Operational platforms like Platuni advocate integrating these assessments into property management workflows so risk review becomes part of routine asset governance rather than a reactive afterthought.

Claims Preparedness: What to Do Before Disaster Strikes

Effective insurance disaster planning includes:

  • Maintaining updated property valuations
  • Keeping digital copies of policies
  • Documenting assets with photographs
  • Establishing emergency vendor contacts
  • Reviewing deductible structures annually

Preparation significantly accelerates claims processing.

Conclusion

Insurance disaster coverage is not a single policy; it is a layered strategy. Standard property insurance provides a foundation, but meaningful disaster resilience requires careful attention to exclusions, supplemental coverage, and business interruption protection.

As billion-dollar weather events become more common, property owners must treat insurance planning as a strategic financial decision rather than a transactional requirement.

Disaster events test the structural, operational, and financial integrity of real estate assets. Those with comprehensive, well-structured coverage recover faster and preserve long-term value.

In today’s environment, disciplined insurance planning is not just risk management, it is asset protection at its highest level.

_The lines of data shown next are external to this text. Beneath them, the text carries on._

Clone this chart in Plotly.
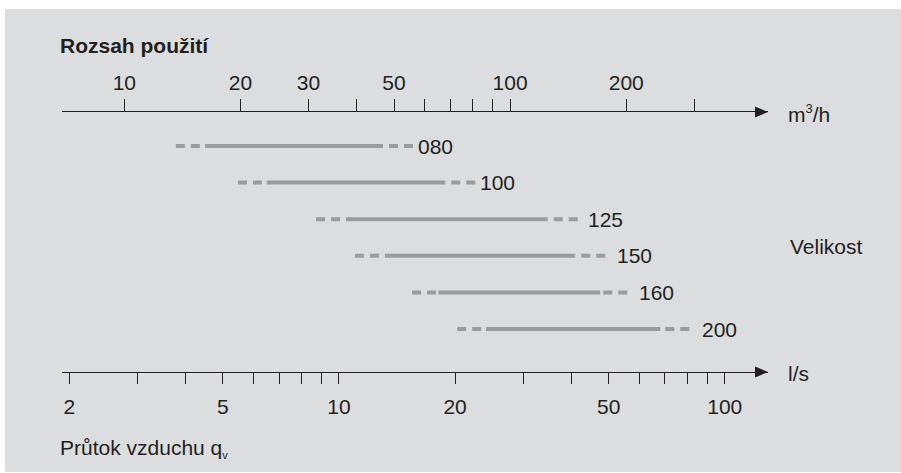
import math
import plotly.graph_objects as go

# ---------------- data ----------------
sizes = ["080", "100", "125", "150", "160", "200"]
# air flow range per size, m3/h
q_min = [13.6, 19.7, 31.4, 39.6, 55.7, 72.9]       # start of dashed part
q_opt_lo = [16.2, 23.4, 38.0, 47.7, 65.1, 86.6]    # start of solid part
q_opt_hi = [46.8, 67.8, 123.3, 146.6, 171.2, 245.0]  # end of solid part
q_max = [56.0, 81.2, 149.7, 176.4, 201.2, 291.3]     # end of dashed part

m3h_tickvals = [10, 20, 30, 40, 50, 60, 70, 80, 90, 100, 200, 300]
m3h_ticktext = ["10", "20", "30", "", "50", "", "", "", "", "100", "200", ""]
ls_tickvals = [2, 3, 4, 5, 6, 7, 8, 9, 10, 20, 30, 40, 50, 60, 70, 80, 90, 100]
ls_ticktext = ["2", "", "", "5", "", "", "", "", "10", "20", "", "", "50", "", "", "", "", "100"]
M3H_PER_LS = 3.6

# ---------------- style ----------------
W, H = 901, 473
ML, MR, MT, MB = 62, 133, 112, 101
PW, PH = W - ML - MR, H - MT - MB
FONT = "Liberation Sans, Arial, sans-serif"
TXT = "#231f20"
BAR = "#9a9b9d"
BG = "#dcdddf"
label_gap = [5, 5, 10, 12, 12, 13]

ls_range = [0.2821, 2.1121]
m3h_range = [r + math.log10(M3H_PER_LS) for r in ls_range]


def px(x, y):
    return (x - ML) / PW, (H - MB - y) / PH


fig = go.Figure()

for i, s in enumerate(sizes):
    # left dashed
    fig.add_trace(go.Scatter(x=[q_min[i], q_opt_lo[i]], y=[i, i], xaxis="x2", yaxis="y",
                             mode="lines", line=dict(color=BAR, width=4, dash="9px,6px"),
                             hoverinfo="skip", showlegend=False))
    # solid
    fig.add_trace(go.Scatter(x=[q_opt_lo[i], q_opt_hi[i]], y=[i, i], xaxis="x2", yaxis="y",
                             mode="lines", line=dict(color=BAR, width=4),
                             hoverinfo="skip", showlegend=False))
    # right dashed (drawn from the far end so the pattern starts there)
    fig.add_trace(go.Scatter(x=[q_max[i], q_opt_hi[i]], y=[i, i], xaxis="x2", yaxis="y",
                             mode="lines", line=dict(color=BAR, width=4, dash="9px,6px"),
                             hoverinfo="skip", showlegend=False))
    fig.add_annotation(x=math.log10(q_max[i]), y=i, xref="x2", yref="y", text=s,
                       showarrow=False, xanchor="left", yanchor="middle",
                       xshift=label_gap[i] - 2, font=dict(size=21, color=TXT, family=FONT))

# invisible trace to anchor the l/s axis
fig.add_trace(go.Scatter(x=[ls_tickvals[0]], y=[0], xaxis="x", yaxis="y", mode="markers",
                         marker=dict(opacity=0), hoverinfo="skip", showlegend=False))

axis_common = dict(type="log", showgrid=False, zeroline=False, showline=True,
                   linecolor=TXT, linewidth=1.3, ticks="outside", tickcolor=TXT,
                   tickwidth=1, tickangle=0, tickfont=dict(size=21, color=TXT, family=FONT),
                   fixedrange=True)

fig.update_layout(
    width=W, height=H,
    margin=dict(l=ML, r=MR, t=MT, b=MB, pad=0),
    paper_bgcolor="white", plot_bgcolor="rgba(0,0,0,0)",
    font=dict(family=FONT, color=TXT, size=21),
    xaxis=dict(range=ls_range, tickvals=ls_tickvals, ticktext=ls_ticktext,
               ticklen=11, ticklabelstandoff=5, side="bottom", anchor="y", **axis_common),
    xaxis2=dict(range=m3h_range, tickvals=m3h_tickvals, ticktext=m3h_ticktext,
                ticklen=12, side="top", overlaying="x", anchor="y", **axis_common),
    yaxis=dict(range=[6.175, -0.929], visible=False, fixedrange=True),
)

# background panel
x0, y0 = px(5, 472)
x1, y1 = px(901, 9)
fig.add_shape(type="rect", xref="paper", yref="paper", x0=x0, y0=y0, x1=x1, y1=y1,
              fillcolor=BG, line=dict(width=0), layer="below")

# arrow heads on both axes
for ya in (1, 0):
    fig.add_shape(type="path", xref="paper", yref="paper", xsizemode="pixel",
                  ysizemode="pixel", xanchor=1, yanchor=ya,
                  path="M-13,-5.5 L0,0 L-13,5.5 Z", fillcolor=TXT, line=dict(width=0))


def ann(text, x, y, size=21, bold=False):
    xp, yp = px(x, y)
    fig.add_annotation(x=xp, y=yp, xref="paper", yref="paper", text=f"<b>{text}</b>" if bold else text,
                       showarrow=False, xanchor="left", yanchor="middle",
                       font=dict(size=size, color=TXT, family=FONT))


ann("Rozsah použití", 58, 45, size=21, bold=True)
ann("Průtok vzduchu q<sub><span style='font-size:11px'>v</span></sub>", 58, 448)
ann("m<sup><span style='font-size:13px'>3</span></sup>/h", 786, 113)
ann("l/s", 786, 373)
ann("Velikost", 788, 247)

fig.write_html("out.html", config={"displayModeBar": False},
               post_script="document.body.style.margin='0';")
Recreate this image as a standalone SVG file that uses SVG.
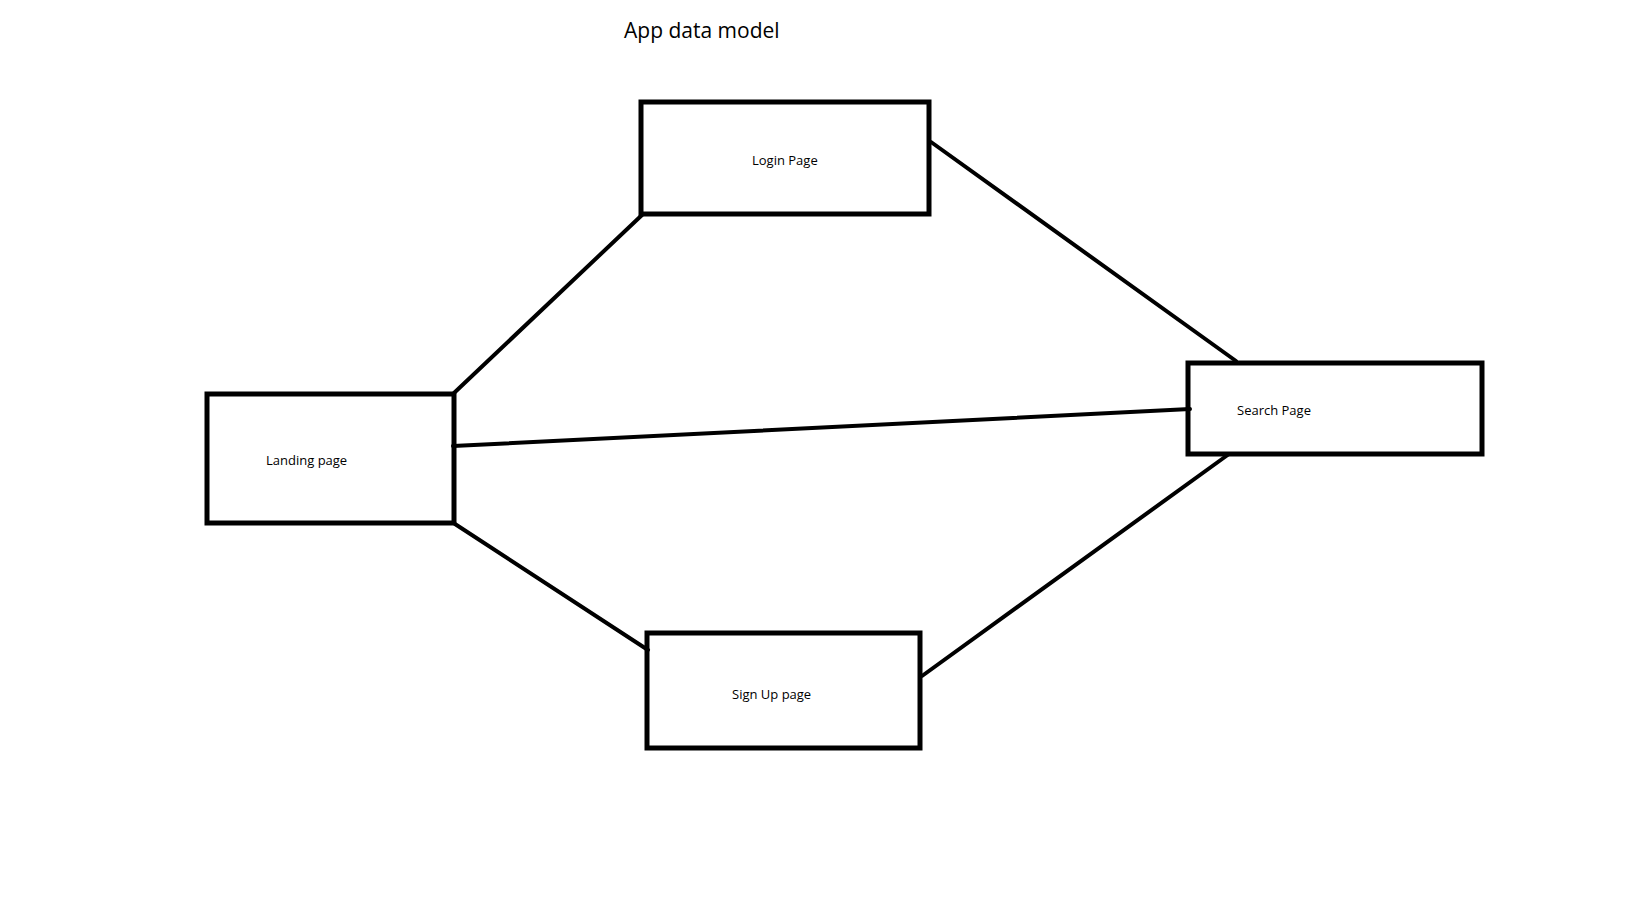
<svg xmlns="http://www.w3.org/2000/svg" width="1634" height="903" viewBox="0 0 1634 903">
<style>
.box{fill:none;stroke:#000;stroke-width:5}
.edge{stroke:#000;stroke-width:4;fill:none;stroke-linecap:round}
.lbl{font-family:"Open Sans","Noto Sans",sans-serif;font-size:13px;fill:#000}
.title{font-family:"Open Sans","Noto Sans",sans-serif;font-size:21px;fill:#000}
</style>
<rect width="1634" height="903" fill="#fff"/>
<text class="title" x="624" y="38">App data model</text>
<g id="connectors">
<line class="edge" x1="454" y1="393" x2="642" y2="215"/>
<line class="edge" x1="453" y1="446" x2="1190" y2="409"/>
<line class="edge" x1="455" y1="524" x2="648" y2="650"/>
<line class="edge" x1="931" y1="142" x2="1236" y2="361"/>
<line class="edge" x1="1229" y1="454" x2="922" y2="676"/>
</g>
<g id="login">
<rect class="box" x="641" y="102" width="288" height="112"/>
<text class="lbl" x="752" y="165">Login Page</text>
</g>
<g id="landing">
<rect class="box" x="207" y="394" width="247" height="129"/>
<text class="lbl" x="266" y="465">Landing page</text>
</g>
<g id="search">
<rect class="box" x="1188" y="363" width="294" height="91"/>
<text class="lbl" x="1237" y="415">Search Page</text>
</g>
<g id="signup">
<rect class="box" x="647" y="633" width="273" height="115"/>
<text class="lbl" x="732" y="699">Sign Up page</text>
</g>
</svg>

Frequently Asked Questions on Insurance Disaster Coverage

Does standard property insurance cover all natural disasters?

No. Standard policies typically exclude flood and earthquake damage. Separate policies or endorsements are required for those risks.

What is business interruption insurance in a disaster?

It compensates for lost rental income or operational revenue when a covered disaster renders the property unusable.

Is flood insurance required?

Flood insurance is mandatory if your property is in a FEMA-designated high-risk flood zone and financed by a federally regulated lender.

Why are disaster insurance premiums increasing?

According to NOAA disaster trends and insurance market analyses, increasing frequency and severity of climate-related events have raised claims costs, which impacts premium pricing.